Below are the records. Retype, exactly, the lines from the first through the line with "horas = list(range(24))", and leave out the pictures.

[Source code of charts]
*****

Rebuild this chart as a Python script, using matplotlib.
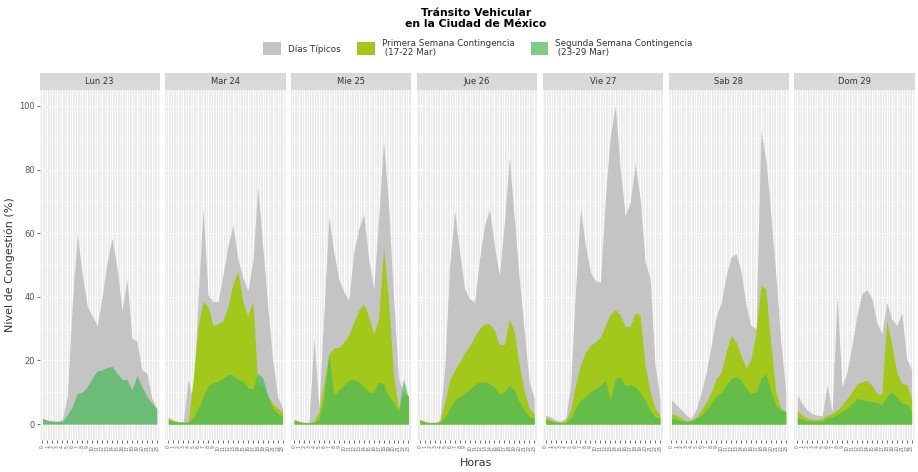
import matplotlib
matplotlib.use("Agg")
import matplotlib.pyplot as plt
from matplotlib.patches import Patch, Rectangle
import numpy as np

# ---------------- data ----------------
dias = ["Lun 23", "Mar 24", "Mie 25", "Jue 26", "Vie 27", "Sab 28", "Dom 29"]
horas = list(range(24))

tipicos_lun = [1.8, 1.2, 1.0, 1.0, 1.5, 9, 38, 59.5, 47, 37, 34, 31, 40, 51, 58.5, 49, 36, 45.5, 27, 26, 17, 16, 8, 5]
tipicos_mar = [2, 1.2, 0.8, 0.8, 14, 7, 40, 67.5, 40.5, 38.5, 38.5, 47, 56, 62.5, 52, 46, 42, 51, 74.5, 56, 37, 20, 8.5, 5]
tipicos_mie = [1.5, 1, 0.6, 0.6, 27, 5, 35, 65, 54, 45.7, 41.5, 39, 54, 61.3, 66, 52, 42.5, 64.5, 89, 68.7, 40, 14.3, 10, 9]
tipicos_jue = [1.5, 0.8, 0.6, 0.6, 1.2, 18, 50, 67, 54, 42.5, 39.4, 38.3, 52, 62.4, 67.5, 56, 46.7, 63.4, 83.8, 64.5, 45.7, 29, 13.3, 8]
tipicos_vie = [2.8, 2.3, 1.3, 1, 1.8, 12, 42, 68, 56, 47.8, 45, 44.6, 70.7, 90.6, 100, 80, 65.5, 69.7, 81.7, 70.7, 51, 45.7, 18.5, 8]
tipicos_sab = [7.5, 6, 4.4, 2.8, 1.8, 4.9, 10, 16.4, 24.8, 34, 38, 46.8, 52.5, 53.5, 47.8, 37.3, 31, 30, 92, 83, 65.5, 46.7, 25.8, 10]
tipicos_dom = [9.1, 6.5, 4.4, 3.3, 2.8, 2.6, 12.2, 3.9, 40, 11.7, 16.4, 24.8, 34.2, 41, 42.3, 39.4, 32, 28.4, 38.3, 33, 31, 35, 20.6, 17]

primera_lun = None
primera_mar = [2, 1.2, 0.6, 0.6, 0.8, 14, 31, 38.5, 37, 31, 31.5, 32.5, 37, 44, 48, 38.5, 34, 38.5, 13, 12, 9, 6.5, 5, 4]
primera_mie = [1.5, 0.8, 0.5, 0.5, 0.8, 4, 13, 22, 24, 24, 25.8, 28, 32, 35.7, 37.8, 34, 28.4, 33, 55.5, 39, 15.4, 5, 9, 9]
primera_jue = [1.4, 0.8, 0.5, 0.5, 0.8, 7, 14, 17, 19.5, 22.5, 24.5, 27.5, 30, 31.5, 31.5, 29.5, 25, 25, 33, 29, 18.5, 10, 5, 3.3]
primera_vie = [2.2, 1.4, 0.8, 0.6, 1, 4.4, 12.2, 18.5, 22.7, 24.8, 25.8, 27.4, 31, 34.7, 36, 34.2, 30.7, 30.7, 35, 34.2, 18.5, 10, 4.9, 2.8]
primera_sab = [3.3, 2.8, 1.8, 1, 1.3, 2.3, 4.4, 7, 10, 14.3, 16.4, 22.7, 27.9, 25.8, 21.6, 17.5, 20.6, 29, 43.6, 42.4, 24.8, 10, 4.9, 3.9]
primera_dom = [4.4, 2.8, 1.8, 1.5, 1.5, 1.8, 2.8, 3.3, 4.4, 6, 8, 10.1, 12.7, 13.3, 13.8, 12.2, 9.6, 9.3, 32.6, 24.8, 16.4, 12.7, 12.5, 8]

segunda_lun = [1.8, 1.2, 0.9, 0.8, 0.8, 3, 5.5, 9.7, 10, 11.8, 14.4, 16.7, 17, 17.8, 18.2, 16, 14, 14, 10.8, 15.3, 11.8, 8.7, 6.6, 4.8]
segunda_mar = [1.2, 0.8, 0.6, 0.6, 0.6, 2, 5, 8.5, 12, 13, 13.5, 14.5, 15.5, 15.5, 14, 13.5, 11.5, 11, 16, 14.5, 9, 5, 3.5, 2.5]
segunda_mie = [1.2, 0.6, 0.4, 0.4, 0.6, 1.5, 8, 22, 9, 10.7, 12.2, 13.8, 14, 13.3, 11.7, 10.1, 10, 13.3, 12.7, 9, 7, 3.9, 14.3, 8]
segunda_jue = [1.2, 0.6, 0.4, 0.4, 0.5, 2, 5, 7.5, 8.7, 9.7, 11, 12.3, 13.2, 13.3, 12.8, 11.5, 9.5, 10, 12.2, 10.7, 7, 4.4, 2.3, 1.8]
segunda_vie = [1.5, 0.9, 0.6, 0.4, 0.5, 1.8, 4.9, 7.5, 8.6, 10.1, 11.2, 12.2, 13.8, 7.5, 14.3, 14.8, 12.2, 12.4, 11.7, 10.1, 7.5, 4.4, 2.3, 1.8]
segunda_sab = [1.8, 1.6, 1, 0.7, 1, 1.8, 2.8, 4.4, 6.5, 9, 10, 12.2, 14.3, 15, 13.8, 11.2, 9.6, 10.1, 14.3, 15.9, 10.1, 6, 4.4, 3.9]
segunda_dom = [2, 1.5, 1, 0.9, 0.9, 1, 1.8, 2.3, 3, 3.9, 4.9, 6.5, 8, 7.7, 7.2, 7, 7, 6, 8.6, 10.1, 8.6, 6.5, 6.5, 3.9]

tipicos = [tipicos_lun, tipicos_mar, tipicos_mie, tipicos_jue, tipicos_vie, tipicos_sab, tipicos_dom]
primera = [primera_lun, primera_mar, primera_mie, primera_jue, primera_vie, primera_sab, primera_dom]
segunda = [segunda_lun, segunda_mar, segunda_mie, segunda_jue, segunda_vie, segunda_sab, segunda_dom]

labels = ["Días Típicos", "Primera Semana Contingencia\n (17-22 Mar)", "Segunda Semana Contingencia\n (23-29 Mar)"]

# ---------------- style ----------------
c_gray = "#C4C4C4"
c_lime = "#A3C81C"
c_green = (75 / 255, 185 / 255, 90 / 255)
a_green = 0.72
panel_bg = "#EBEBEB"
strip_bg = "#D9D9D9"
txt = "#333333"

W, H = 918, 472
fig = plt.figure(figsize=(W / 100, H / 100), dpi=100)

left0, pitch, pw = 39.5, 125.8, 120.3
ptop, pbot = 90, 440
strip_h = 17

for k, dia in enumerate(dias):
    x0 = left0 + k * pitch
    ax = fig.add_axes([x0 / W, 1 - pbot / H, pw / W, (pbot - ptop) / H])
    ax.set_facecolor(panel_bg)
    for s in ax.spines.values():
        s.set_visible(False)
    ax.set_xlim(-0.6, 23.6)
    ax.set_ylim(-5, 105)
    # grid
    ax.set_xticks(horas)
    ax.set_xticks(np.arange(-0.5, 24, 0.5), minor=True)
    ax.set_yticks([0, 20, 40, 60, 80, 100])
    ax.set_yticks([10, 30, 50, 70, 90], minor=True)
    ax.grid(True, which="major", color="white", linewidth=0.7)
    ax.grid(True, which="minor", color="white", linewidth=0.4)
    ax.set_axisbelow(True)

    ax.fill_between(horas, tipicos[k], 0, color=c_gray, linewidth=0, zorder=2)
    if primera[k] is not None:
        ax.fill_between(horas, primera[k], 0, color=c_lime, linewidth=0, zorder=3)
    ax.fill_between(horas, segunda[k], 0, color=c_green, alpha=a_green, linewidth=0, zorder=4)

    ax.set_xticklabels([str(h) for h in horas], rotation=90, fontsize=3.3, color="#666666")
    ax.tick_params(axis="x", which="major", length=2, width=0.5, color=txt, pad=1.5)
    ax.tick_params(axis="both", which="minor", length=0)
    if k == 0:
        ax.set_yticklabels(["0", "20", "40", "60", "80", "100"], fontsize=6, color="#555555")
        ax.tick_params(axis="y", which="major", length=2, width=0.5, color=txt, pad=1.5)
        ax.set_ylabel("Nivel de Congestión (%)", fontsize=8, color=txt, labelpad=3)
    else:
        ax.tick_params(axis="y", which="major", length=0, labelleft=False)

    # strip
    sh = strip_h / (pbot - ptop)
    ax.add_patch(Rectangle((0, 1), 1, sh, transform=ax.transAxes, facecolor=strip_bg,
                           edgecolor="none", clip_on=False))
    ax.text(0.5, 1 + sh / 2, dia, transform=ax.transAxes, ha="center", va="center",
            fontsize=6, color=txt)

fig.text(476 / W, 1 - 463 / H, "Horas", ha="center", va="center", fontsize=8, color=txt)

fig.text(476 / W, 1 - 18.5 / H, "Tránsito Vehicular\nen la Ciudad de México", ha="center",
         va="center", fontsize=7.8, fontweight="bold", color="black",
         linespacing=1.05)

handles = [Patch(facecolor=c_gray, edgecolor="none"),
           Patch(facecolor=c_lime, edgecolor="none"),
           Patch(facecolor=c_green, alpha=a_green, edgecolor="none")]
leg = fig.legend(handles, labels, loc="center", bbox_to_anchor=(478 / W, 1 - 48 / H),
                 ncol=3, frameon=False, handlelength=2.0, handleheight=2.0,
                 handletextpad=0.8, columnspacing=1.9,
                 prop={"size": 6.3})
for t in leg.get_texts():
    t.set_color(txt)
    t.set_linespacing(0.95)

fig.savefig("out.png", dpi=100)
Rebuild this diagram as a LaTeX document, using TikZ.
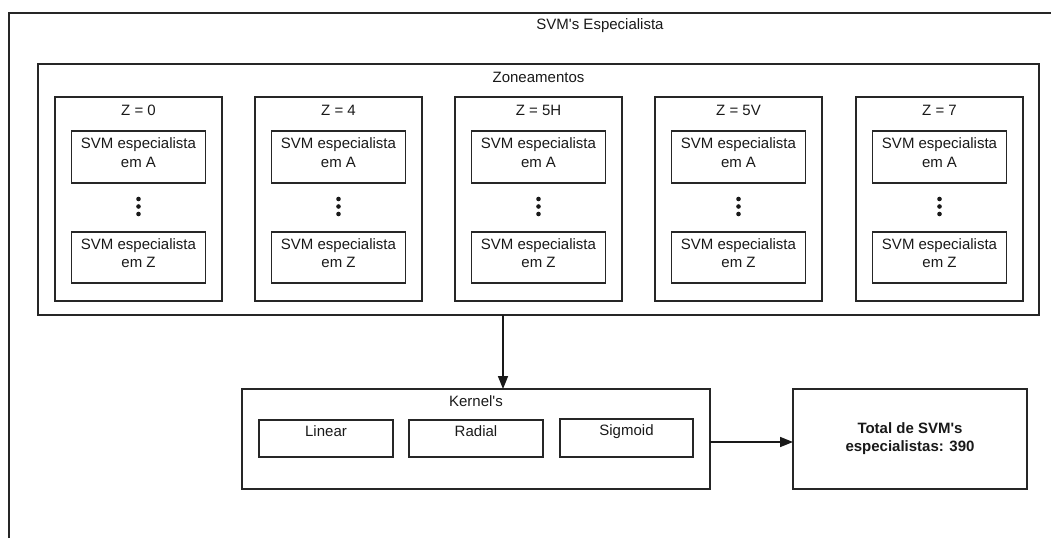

*****

(Full output):
Rebuild this chart as a Python script, using matplotlib.
import matplotlib
matplotlib.use("Agg")
import matplotlib.pyplot as plt
from matplotlib.patches import Patch, Rectangle
import numpy as np

# ---------------- data ----------------
dias = ["Lun 23", "Mar 24", "Mie 25", "Jue 26", "Vie 27", "Sab 28", "Dom 29"]
horas = list(range(24))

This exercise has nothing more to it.